You need a flexible, nimble content platform and process to deliver elegant, relevant experiences. A modern CMS unlocks the opportunity for you to create the seamless omnichannel experience your B2B buyers are searching for at the speed you need to deliver it. Choosing the right content delivery platform is key. Ambition and futureproofing are great, but right-sizing for your team and customer is imperative.

B2B data is different.

Designing a data system to support complex sales processes and long-term business relationships requires more specialized data, including more technical or firmographic data, and even things like supply chain information. B2B data systems tend to be more centralized and integrated, as they need to support the needs of multiple departments and stakeholders within an organization.

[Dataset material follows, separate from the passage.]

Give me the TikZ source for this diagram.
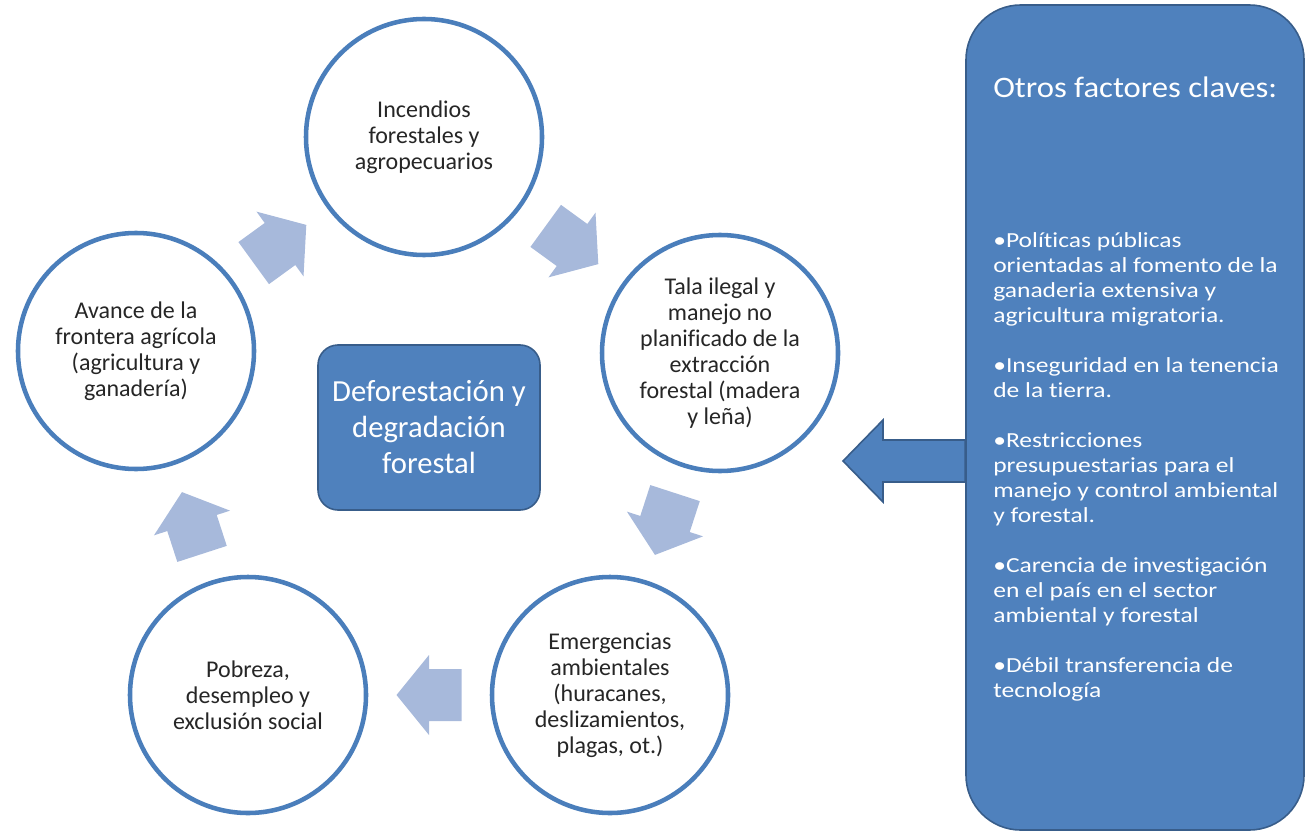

A successful B2B data system uses ABM as an approach to target demand and lead generation programs with an account-centric focus. ABM leverages data (quantitative and qualitative) to focus on high-value accounts and prospects. ABM can be scaled to support extremely high-touch (1:1 — named) or programmatic accounts (with heavy use of research and personalized content) to drive awareness, engagement, interest and revenue.

Not all tech is the same.

The tech decisions that were made for the B2C part of your company were made without B2B in mind. Start by identifying what’s right for you and your team. Then, and only then, look at the existing internal stack to see if it has the things you need. Combine or bundle where you can and go a different way where it’s necessary. Don’t let someone else’s tool selection keep you from reaching your goals. Make your numbers and the tech spend will be an easy justification.